§ Task statement:
Drop the pictures, then extract the listing word for word.

>> Start Raw data

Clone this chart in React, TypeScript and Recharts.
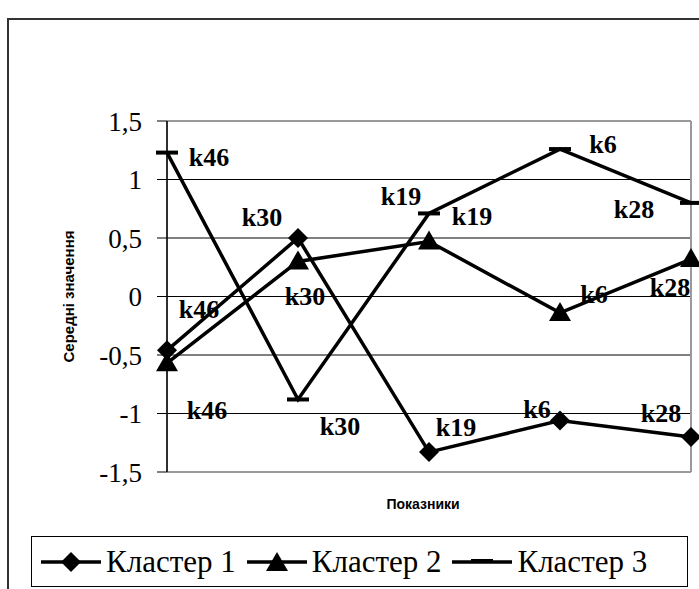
import React from "react";
import {
  LineChart,
  Line,
  XAxis,
  YAxis,
  CartesianGrid,
  ReferenceLine,
  LabelList,
} from "recharts";

const categories = ["k46", "k30", "k19", "k6", "k28"];
const cluster1 = [-0.46, 0.5, -1.33, -1.06, -1.2];
const cluster2 = [-0.57, 0.3, 0.47, -0.14, 0.32];
const cluster3 = [1.23, -0.88, 0.71, 1.26, 0.8];
const yTicks = [-1.5, -1, -0.5, 0, 0.5, 1, 1.5];
const seriesNames = ["Кластер 1", "Кластер 2", "Кластер 3"];

// label offsets (label centre relative to point), placed by hand like in Excel
const offsets1 = [[32, -41], [-36, -21], [27, -25], [-23, -12], [-30, -24]];
const offsets2 = [[40, 47], [7, 35], [43, -26], [34, -19], [-21, 28]];
const offsets3 = [[42, 4], [42, 27], [-28, -17], [43, -5], [-57, 6]];

const data = categories.map((name, i) => ({
  name,
  c1: cluster1[i],
  c2: cluster2[i],
  c3: cluster3[i],
}));

const SERIF = `"Liberation Serif", "Times New Roman", serif`;
const SANS = `"Liberation Sans", Arial, sans-serif`;

function Diamond({ cx, cy }: any) {
  if (cx == null || cy == null) return null;
  const r = 10;
  return (
    <polygon
      points={`${cx},${cy - r} ${cx + r},${cy} ${cx},${cy + r} ${cx - r},${cy}`}
      fill="#000"
    />
  );
}

function Triangle({ cx, cy }: any) {
  if (cx == null || cy == null) return null;
  return (
    <polygon
      points={`${cx},${cy - 11} ${cx + 11},${cy + 8} ${cx - 11},${cy + 8}`}
      fill="#000"
    />
  );
}

function Dash({ cx, cy }: any) {
  if (cx == null || cy == null) return null;
  return <rect x={cx - 11} y={cy - 2} width={22} height={4} fill="#000" />;
}

function makeLabel(offsets: number[][]) {
  return (props: any) => {
    const { x, y, value, index } = props;
    const [dx, dy] = offsets[index] || [0, 0];
    return (
      <text
        x={x + dx}
        y={y + dy + 9}
        textAnchor="middle"
        style={{ fontFamily: SERIF, fontWeight: 700, fontSize: 26 }}
        fill="#000"
      >
        {value}
      </text>
    );
  };
}

function LegendIcon({ kind }: { kind: number }) {
  return (
    <svg width={60} height={24} style={{ display: "block" }}>
      <line x1={0} y1={12} x2={60} y2={12} stroke="#000" strokeWidth={3.5} />
      {kind === 0 && <Diamond cx={30} cy={12} />}
      {kind === 1 && <Triangle cx={30} cy={13} />}
      {kind === 2 && <Dash cx={30} cy={11} />}
    </svg>
  );
}

export default function App() {
  return (
    <div
      style={{
        position: "absolute",
        left: 0,
        top: 0,
        width: 699,
        height: 589,
        overflow: "hidden",
        background: "#fff",
        fontFamily: SERIF,
      }}
    >
      <div
        style={{
          position: "absolute",
          left: 7,
          top: 18,
          width: 720,
          height: 620,
          border: "2px solid #333",
          boxSizing: "border-box",
        }}
      />
      <div style={{ position: "absolute", left: 0, top: 0 }}>
        <LineChart
          width={699}
          height={589}
          data={data}
          margin={{ top: 121, right: 8, bottom: 77, left: 0 }}
        >
          <CartesianGrid vertical={false} stroke="#000" strokeWidth={1} />
          <CartesianGrid horizontal={false} stroke="#777" strokeWidth={1} />
          <ReferenceLine y={1.5} stroke="#999" strokeWidth={2} />
          <ReferenceLine x="k28" stroke="#999" strokeWidth={2} />
          <XAxis
            dataKey="name"
            tick={false}
            tickLine={false}
            height={40}
            axisLine={{ stroke: "#999", strokeWidth: 2 }}
            label={(p: any) => {
              const vb = p.viewBox;
              return (
                <text
                  x={vb.x + vb.width / 2 - 6}
                  y={vb.y + 37}
                  textAnchor="middle"
                  style={{ fontFamily: SANS, fontWeight: 700, fontSize: 14 }}
                  fill="#000"
                >
                  Показники
                </text>
              );
            }}
          />
          <YAxis
            width={167}
            domain={[-1.5, 1.5]}
            ticks={yTicks}
            interval={0}
            tickSize={10}
            tickMargin={15}
            tickLine={{ stroke: "#000" }}
            axisLine={{ stroke: "#000", strokeWidth: 1.5 }}
            tickFormatter={(v: number) => String(v).replace(".", ",")}
            tick={{ style: { fontFamily: SERIF, fontSize: 27 }, fill: "#000" }}
            label={(p: any) => {
              const vb = p.viewBox;
              const cx = vb.x + 68;
              const cy = vb.y + vb.height / 2;
              return (
                <text
                  x={cx}
                  y={cy}
                  transform={`rotate(-90 ${cx} ${cy})`}
                  textAnchor="middle"
                  dominantBaseline="central"
                  style={{ fontFamily: SANS, fontWeight: 700, fontSize: 15 }}
                  fill="#000"
                >
                  Середні значення
                </text>
              );
            }}
          />
          <Line
            dataKey="c3"
            name={seriesNames[2]}
            type="linear"
            stroke="#000"
            strokeWidth={3.5}
            dot={<Dash />}
            activeDot={false}
            isAnimationActive={false}
          >
            <LabelList dataKey="name" content={makeLabel(offsets3)} />
          </Line>
          <Line
            dataKey="c2"
            name={seriesNames[1]}
            type="linear"
            stroke="#000"
            strokeWidth={3.5}
            dot={<Triangle />}
            activeDot={false}
            isAnimationActive={false}
          >
            <LabelList dataKey="name" content={makeLabel(offsets2)} />
          </Line>
          <Line
            dataKey="c1"
            name={seriesNames[0]}
            type="linear"
            stroke="#000"
            strokeWidth={3.5}
            dot={<Diamond />}
            activeDot={false}
            isAnimationActive={false}
          >
            <LabelList dataKey="name" content={makeLabel(offsets1)} />
          </Line>
        </LineChart>
      </div>
      <div
        style={{
          position: "absolute",
          left: 31,
          top: 536,
          width: 657,
          height: 51,
          border: "1px solid #000",
          boxSizing: "border-box",
          display: "flex",
          alignItems: "center",
          paddingLeft: 9,
          fontFamily: SERIF,
          fontSize: 31,
          color: "#000",
          whiteSpace: "nowrap",
        }}
      >
        {seriesNames.map((n, i) => (
          <div
            key={n}
            style={{ display: "flex", alignItems: "center", marginRight: 11 }}
          >
            <LegendIcon kind={i} />
            <span style={{ marginLeft: 5 }}>{n}</span>
          </div>
        ))}
      </div>
    </div>
  );
}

>> End Raw data

§ Reply:
Clone this chart in React, TypeScript and Recharts.
import React from "react";
import {
  LineChart,
  Line,
  XAxis,
  YAxis,
  CartesianGrid,
  ReferenceLine,
  LabelList,
} from "recharts";

const categories = ["k46", "k30", "k19", "k6", "k28"];
const cluster1 = [-0.46, 0.5, -1.33, -1.06, -1.2];
const cluster2 = [-0.57, 0.3, 0.47, -0.14, 0.32];
const cluster3 = [1.23, -0.88, 0.71, 1.26, 0.8];
const yTicks = [-1.5, -1, -0.5, 0, 0.5, 1, 1.5];
const seriesNames = ["Кластер 1", "Кластер 2", "Кластер 3"];

// label offsets (label centre relative to point), placed by hand like in Excel
const offsets1 = [[32, -41], [-36, -21], [27, -25], [-23, -12], [-30, -24]];
const offsets2 = [[40, 47], [7, 35], [43, -26], [34, -19], [-21, 28]];
const offsets3 = [[42, 4], [42, 27], [-28, -17], [43, -5], [-57, 6]];

const data = categories.map((name, i) => ({
  name,
  c1: cluster1[i],
  c2: cluster2[i],
  c3: cluster3[i],
}));

const SERIF = `"Liberation Serif", "Times New Roman", serif`;
const SANS = `"Liberation Sans", Arial, sans-serif`;

function Diamond({ cx, cy }: any) {
  if (cx == null || cy == null) return null;
  const r = 10;
  return (
    <polygon
      points={`${cx},${cy - r} ${cx + r},${cy} ${cx},${cy + r} ${cx - r},${cy}`}
      fill="#000"
    />
  );
}

function Triangle({ cx, cy }: any) {
  if (cx == null || cy == null) return null;
  return (
    <polygon
      points={`${cx},${cy - 11} ${cx + 11},${cy + 8} ${cx - 11},${cy + 8}`}
      fill="#000"
    />
  );
}

function Dash({ cx, cy }: any) {
  if (cx == null || cy == null) return null;
  return <rect x={cx - 11} y={cy - 2} width={22} height={4} fill="#000" />;
}

function makeLabel(offsets: number[][]) {
  return (props: any) => {
    const { x, y, value, index } = props;
    const [dx, dy] = offsets[index] || [0, 0];
    return (
      <text
        x={x + dx}
        y={y + dy + 9}
        textAnchor="middle"
        style={{ fontFamily: SERIF, fontWeight: 700, fontSize: 26 }}
        fill="#000"
      >
        {value}
      </text>
    );
  };
}

function LegendIcon({ kind }: { kind: number }) {
  return (
    <svg width={60} height={24} style={{ display: "block" }}>
      <line x1={0} y1={12} x2={60} y2={12} stroke="#000" strokeWidth={3.5} />
      {kind === 0 && <Diamond cx={30} cy={12} />}
      {kind === 1 && <Triangle cx={30} cy={13} />}
      {kind === 2 && <Dash cx={30} cy={11} />}
    </svg>
  );
}

export default function App() {
  return (
    <div
      style={{
        position: "absolute",
        left: 0,
        top: 0,
        width: 699,
        height: 589,
        overflow: "hidden",
        background: "#fff",
        fontFamily: SERIF,
      }}
    >
      <div
        style={{
          position: "absolute",
          left: 7,
          top: 18,
          width: 720,
          height: 620,
          border: "2px solid #333",
          boxSizing: "border-box",
        }}
      />
      <div style={{ position: "absolute", left: 0, top: 0 }}>
        <LineChart
          width={699}
          height={589}
          data={data}
          margin={{ top: 121, right: 8, bottom: 77, left: 0 }}
        >
          <CartesianGrid vertical={false} stroke="#000" strokeWidth={1} />
          <CartesianGrid horizontal={false} stroke="#777" strokeWidth={1} />
          <ReferenceLine y={1.5} stroke="#999" strokeWidth={2} />
          <ReferenceLine x="k28" stroke="#999" strokeWidth={2} />
          <XAxis
            dataKey="name"
            tick={false}
            tickLine={false}
            height={40}
            axisLine={{ stroke: "#999", strokeWidth: 2 }}
            label={(p: any) => {
              const vb = p.viewBox;
              return (
                <text
                  x={vb.x + vb.width / 2 - 6}
                  y={vb.y + 37}
                  textAnchor="middle"
                  style={{ fontFamily: SANS, fontWeight: 700, fontSize: 14 }}
                  fill="#000"
                >
                  Показники
                </text>
              );
            }}
          />
          <YAxis
            width={167}
            domain={[-1.5, 1.5]}
            ticks={yTicks}
            interval={0}
            tickSize={10}
            tickMargin={15}
            tickLine={{ stroke: "#000" }}
            axisLine={{ stroke: "#000", strokeWidth: 1.5 }}
            tickFormatter={(v: number) => String(v).replace(".", ",")}
            tick={{ style: { fontFamily: SERIF, fontSize: 27 }, fill: "#000" }}
            label={(p: any) => {
              const vb = p.viewBox;
              const cx = vb.x + 68;
              const cy = vb.y + vb.height / 2;
              return (
                <text
                  x={cx}
                  y={cy}
                  transform={`rotate(-90 ${cx} ${cy})`}
                  textAnchor="middle"
                  dominantBaseline="central"
                  style={{ fontFamily: SANS, fontWeight: 700, fontSize: 15 }}
                  fill="#000"
                >
                  Середні значення
                </text>
              );
            }}
          />
          <Line
            dataKey="c3"
            name={seriesNames[2]}
            type="linear"
            stroke="#000"
            strokeWidth={3.5}
            dot={<Dash />}
            activeDot={false}
            isAnimationActive={false}
          >
            <LabelList dataKey="name" content={makeLabel(offsets3)} />
          </Line>
          <Line
            dataKey="c2"
            name={seriesNames[1]}
            type="linear"
            stroke="#000"
            strokeWidth={3.5}
            dot={<Triangle />}
            activeDot={false}
            isAnimationActive={false}
          >
            <LabelList dataKey="name" content={makeLabel(offsets2)} />
          </Line>
          <Line
            dataKey="c1"
            name={seriesNames[0]}
            type="linear"
            stroke="#000"
            strokeWidth={3.5}
            dot={<Diamond />}
            activeDot={false}
            isAnimationActive={false}
          >
            <LabelList dataKey="name" content={makeLabel(offsets1)} />
          </Line>
        </LineChart>
      </div>
      <div
        style={{
          position: "absolute",
          left: 31,
          top: 536,
          width: 657,
          height: 51,
          border: "1px solid #000",
          boxSizing: "border-box",
          display: "flex",
          alignItems: "center",
          paddingLeft: 9,
          fontFamily: SERIF,
          fontSize: 31,
          color: "#000",
          whiteSpace: "nowrap",
        }}
      >
        {seriesNames.map((n, i) => (
          <div
            key={n}
            style={{ display: "flex", alignItems: "center", marginRight: 11 }}
          >
            <LegendIcon kind={i} />
            <span style={{ marginLeft: 5 }}>{n}</span>
          </div>
        ))}
      </div>
    </div>
  );
}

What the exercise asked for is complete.